Elle a démarré dans le garage de particuliers qui cherchaient à trouver des produits et producteurs BIO à une époque ou ces produits ne représentaient qu’une proportion invisible de la consommation. Devant la croissance de la demande et des magasins, le maintien du lien aux producteurs a du évoluer et prendre un cadre plus structuré. Ainsi les producteurs participent à la gouvernance du réseau, à travers la section agricole et sont présents au sein du conseil d’administration du réseau. Ainsi orientation politique et services opérationnels sont traités dans un espace approprié.

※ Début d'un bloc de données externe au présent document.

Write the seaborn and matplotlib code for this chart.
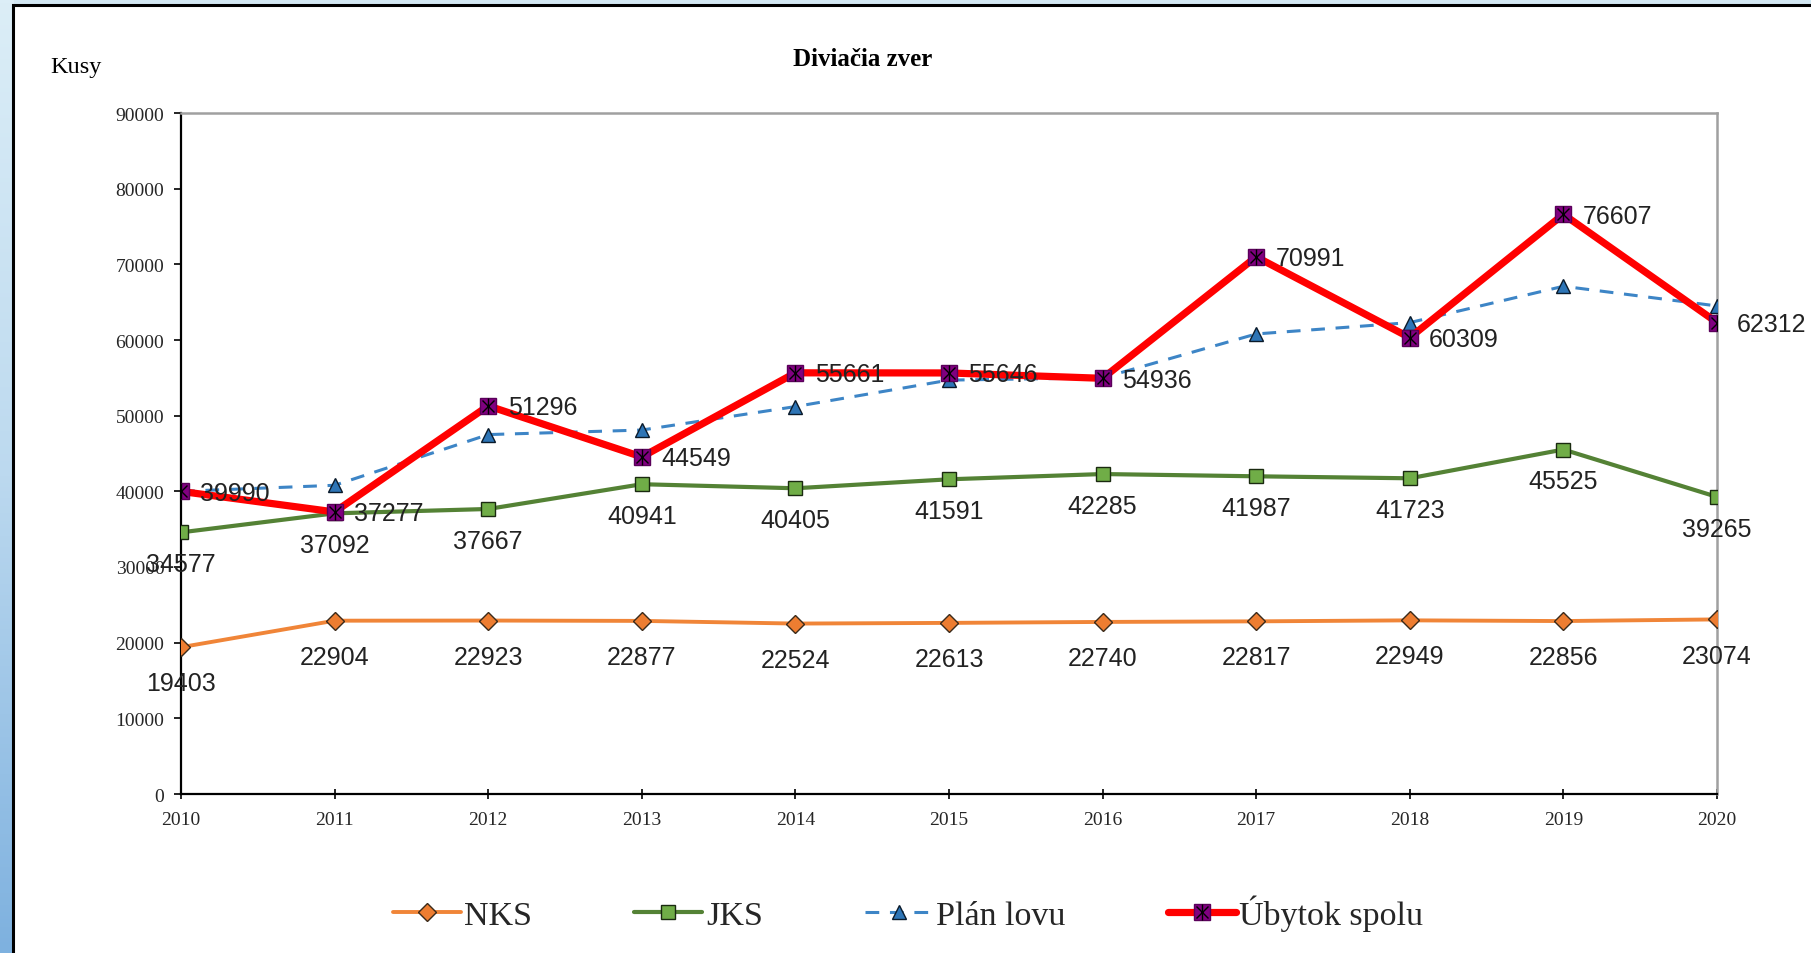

Même si parfois, voire souvent, les intérêts peuvent être divergents entre producteurs et commerçants. Le conflit apparent est traité dans un cadre et un espace approprié qui permet d’identifier les éléments factuels, mécaniques des difficultés rencontrées des éléments plus politiques ou émotionnels de la relation. C’est dans ce cadre qu’au bout du compte, les solutions peuvent être trouvées.

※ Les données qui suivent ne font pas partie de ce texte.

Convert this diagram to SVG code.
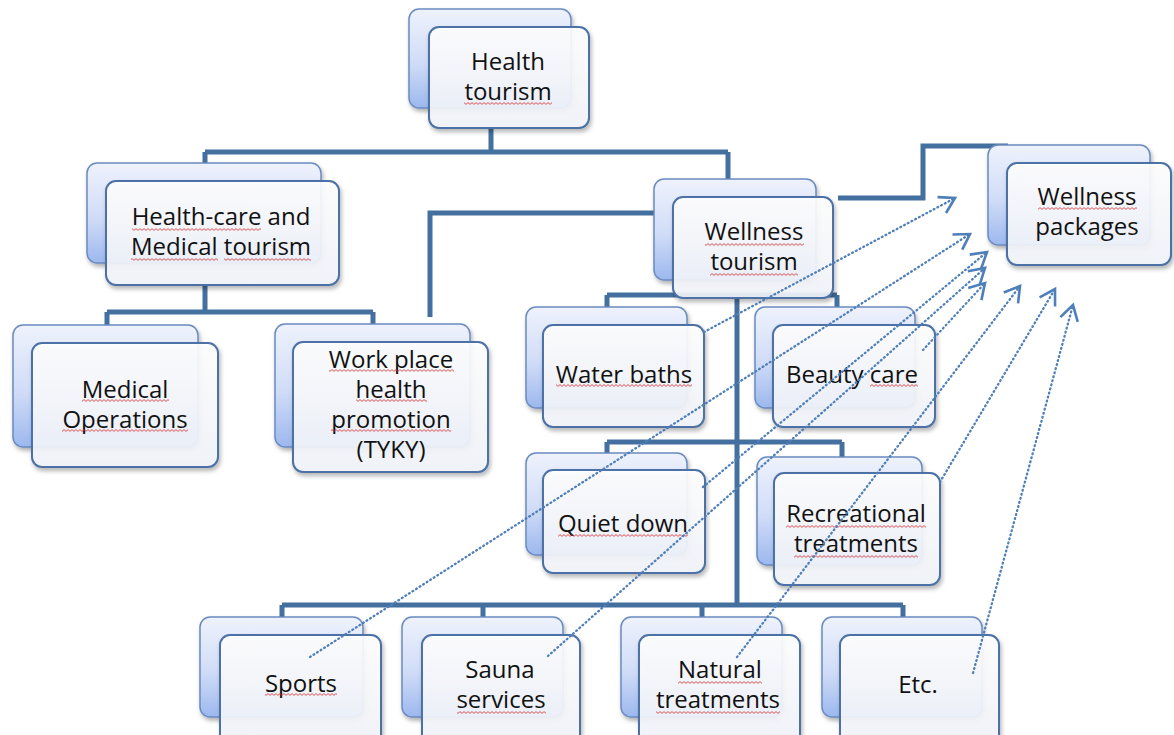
<svg xmlns="http://www.w3.org/2000/svg" width="1174" height="735" viewBox="0 0 1174 735">
  <defs>
    <linearGradient id="backFill" x1="0" y1="0" x2="0" y2="1">
      <stop offset="0" stop-color="#eef2fc"/>
      <stop offset="0.55" stop-color="#d0dcf7"/>
      <stop offset="1" stop-color="#9cb8ee"/>
    </linearGradient>
    <linearGradient id="frontFill" x1="0" y1="0" x2="0" y2="1">
      <stop offset="0" stop-color="#ffffff"/>
      <stop offset="1" stop-color="#f1f4fa"/>
    </linearGradient>
    <filter id="shadow" x="-10%" y="-10%" width="130%" height="135%">
      <feDropShadow dx="1.5" dy="3" stdDeviation="2" flood-color="#000000" flood-opacity="0.3"/>
    </filter>
    <pattern id="wavy" patternUnits="userSpaceOnUse" width="4" height="3">
      <path d="M0 0.6 L2 2.4 L4 0.6" fill="none" stroke="#d42a2a" stroke-width="0.8"/>
    </pattern>
    <marker id="openHead" markerUnits="userSpaceOnUse" orient="auto" refX="0" refY="0" markerWidth="20" markerHeight="20" overflow="visible">
      <path d="M-15,-9 L0,0 L-15,9" fill="none" stroke="#4f7fb9" stroke-width="2.6" stroke-dasharray="none" stroke-linejoin="miter"/>
    </marker>
  </defs>
  <style>
    .back { fill: url(#backFill); stroke: #6a8bc0; stroke-width: 1.5; filter: url(#shadow); }
    .front { fill: url(#frontFill); fill-opacity: 0.9; stroke: #4c71a6; stroke-width: 2; filter: url(#shadow); }
    .conn { fill: none; stroke: #44709f; stroke-width: 5; stroke-linejoin: miter; stroke-linecap: butt; }
    .dot { fill: none; stroke: #4f7fb9; stroke-width: 2.3; stroke-linecap: round; stroke-dasharray: 0.8 3.4; marker-end: url(#openHead); }
    .lbl { font-family: "Open Sans", "Liberation Sans", sans-serif; font-size: 24px; fill: #111111; text-anchor: middle; }
    .sq { fill: url(#wavy); }
  </style>

  <rect width="1174" height="735" fill="#ffffff"/>

  <!-- hierarchy connectors -->
  <g id="connectors">
    <path class="conn" d="M491 128 V152 M205 152 H728 M205 152 V181 M728 152 V197"/>
    <path class="conn" d="M205 285 V312 M107 312 H373 M107 312 V330 M373 312 V330"/>
    <path class="conn" d="M430 317 V213 H655"/>
    <path class="conn" d="M838 198 H923 V146 H1008"/>
    <path class="conn" d="M737 298 V605 M607 295 H837 M607 295 V310 M837 295 V310"/>
    <path class="conn" d="M607 442 H842 M607 442 V456 M842 442 V460"/>
    <path class="conn" d="M282 605 H903 M282 605 V620 M483 605 V620 M702 605 V620 M903 605 V620"/>
  </g>

  <g id="node-health-tourism">
    <rect class="back" x="409" y="9" width="162" height="99" rx="10"/>
    <rect class="front" x="429" y="27" width="160" height="101" rx="10"/>
    <text class="lbl" x="508" y="70">Health</text>
    <text class="lbl" x="508" y="100">tourism</text>
    <rect class="sq" x="464" y="102" width="88" height="3"/>
  </g>

  <g id="node-healthcare-medical">
    <rect class="back" x="87" y="163" width="234" height="100" rx="10"/>
    <rect class="front" x="106" y="181" width="233" height="104" rx="10"/>
    <text class="lbl" x="221" y="225">Health-care and</text>
    <text class="lbl" x="221" y="255">Medical tourism</text>
    <rect class="sq" x="132" y="228" width="129" height="3"/>
    <rect class="sq" x="131" y="258" width="87" height="3"/>
    <rect class="sq" x="224" y="258" width="87" height="3"/>
  </g>

  <g id="node-medical-operations">
    <rect class="back" x="13" y="325" width="185" height="122" rx="10"/>
    <rect class="front" x="32" y="343" width="186" height="124" rx="10"/>
    <text class="lbl" x="125" y="398">Medical</text>
    <text class="lbl" x="125" y="428">Operations</text>
    <rect class="sq" x="82" y="399" width="87" height="3"/>
    <rect class="sq" x="62" y="429" width="126" height="3"/>
  </g>

  <g id="node-workplace">
    <rect class="back" x="275" y="324" width="195" height="123" rx="10"/>
    <rect class="front" x="293" y="342" width="195" height="130" rx="10"/>
    <text class="lbl" x="391" y="368">Work place</text>
    <text class="lbl" x="391" y="398">health</text>
    <text class="lbl" x="391" y="428">promotion</text>
    <text class="lbl" x="391" y="458">(TYKY)</text>
    <rect class="sq" x="329" y="369" width="125" height="3"/>
    <rect class="sq" x="356" y="399" width="71" height="3"/>
    <rect class="sq" x="331" y="429" width="120" height="3"/>
  </g>

  <g id="node-wellness-tourism">
    <rect class="back" x="654" y="179" width="162" height="101" rx="10"/>
    <rect class="front" x="673" y="197" width="160" height="101" rx="10"/>
    <text class="lbl" x="754" y="240">Wellness</text>
    <text class="lbl" x="754" y="270">tourism</text>
    <rect class="sq" x="705" y="243" width="99" height="3"/>
    <rect class="sq" x="710" y="273" width="88" height="3"/>
  </g>

  <g id="node-wellness-packages">
    <rect class="back" x="988" y="145" width="162" height="100" rx="10"/>
    <rect class="front" x="1007" y="163" width="164" height="102" rx="10"/>
    <text class="lbl" x="1087" y="205">Wellness</text>
    <text class="lbl" x="1087" y="235">packages</text>
    <rect class="sq" x="1038" y="207" width="99" height="3"/>
  </g>

  <g id="node-water-baths">
    <rect class="back" x="526" y="307" width="161" height="101" rx="10"/>
    <rect class="front" x="543" y="325" width="161" height="102" rx="10"/>
    <text class="lbl" x="624" y="383">Water baths</text>
    <rect class="sq" x="556" y="384" width="136" height="3"/>
  </g>

  <g id="node-beauty-care">
    <rect class="back" x="755" y="307" width="160" height="101" rx="10"/>
    <rect class="front" x="773" y="325" width="162" height="102" rx="10"/>
    <text class="lbl" x="852" y="383">Beauty care</text>
    <rect class="sq" x="870" y="384" width="48" height="3"/>
  </g>

  <g id="node-quiet-down">
    <rect class="back" x="526" y="453" width="161" height="102" rx="10"/>
    <rect class="front" x="543" y="470" width="162" height="103" rx="10"/>
    <text class="lbl" x="623" y="532">Quiet down</text>
    <rect class="sq" x="558" y="534" width="130" height="3"/>
  </g>

  <g id="node-recreational">
    <rect class="back" x="757" y="457" width="165" height="108" rx="10"/>
    <rect class="front" x="774" y="473" width="166" height="112" rx="10"/>
    <text class="lbl" x="856" y="522">Recreational</text>
    <text class="lbl" x="856" y="552">treatments</text>
    <rect class="sq" x="786" y="525" width="140" height="3"/>
    <rect class="sq" x="794" y="555" width="124" height="3"/>
  </g>

  <g id="node-sports">
    <rect class="back" x="200" y="617" width="163" height="100" rx="10"/>
    <rect class="front" x="220" y="635" width="161" height="110" rx="10"/>
    <text class="lbl" x="301" y="692">Sports</text>
    <rect class="sq" x="265" y="693" width="72" height="3"/>
  </g>

  <g id="node-sauna">
    <rect class="back" x="402" y="617" width="161" height="100" rx="10"/>
    <rect class="front" x="422" y="635" width="158" height="110" rx="10"/>
    <text class="lbl" x="500" y="678">Sauna</text>
    <text class="lbl" x="501" y="708">services</text>
    <rect class="sq" x="457" y="711" width="89" height="3"/>
  </g>

  <g id="node-natural">
    <rect class="back" x="621" y="617" width="161" height="100" rx="10"/>
    <rect class="front" x="639" y="635" width="161" height="110" rx="10"/>
    <text class="lbl" x="720" y="678">Natural</text>
    <text class="lbl" x="718" y="708">treatments</text>
    <rect class="sq" x="678" y="681" width="84" height="3"/>
    <rect class="sq" x="656" y="711" width="124" height="3"/>
  </g>

  <g id="node-etc">
    <rect class="back" x="822" y="617" width="160" height="100" rx="10"/>
    <rect class="front" x="840" y="635" width="159" height="110" rx="10"/>
    <text class="lbl" x="918" y="693">Etc.</text>
  </g>

  <!-- dotted links gathering the services into packages -->
  <g id="package-links">
    <path class="dot" d="M704 332 L955 198"/>
    <path class="dot" d="M310 657 L970 234"/>
    <path class="dot" d="M703 487 L987 252"/>
    <path class="dot" d="M548 656 L985 268"/>
    <path class="dot" d="M923 350 L985 283"/>
    <path class="dot" d="M737 657 L1020 286"/>
    <path class="dot" d="M940 482 L1055 289"/>
    <path class="dot" d="M973 673 L1073 305"/>
  </g>
</svg>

Construire durablement des filières agricole et alimentaires demande plus que la réponse à un "Cahier des charges produit" et une proposition tarifaire. Cela demande des moyens et un engagement nouveau. C’est beaucoup plus engageant mais aussi beaucoup plus solide. C’est cette voie qui doit être suivie. Une ligne directe tracée du producteur au consommateur, dans laquelle chacun prend sa responsabilité, dans l’intérêt de l’humanité toute entière.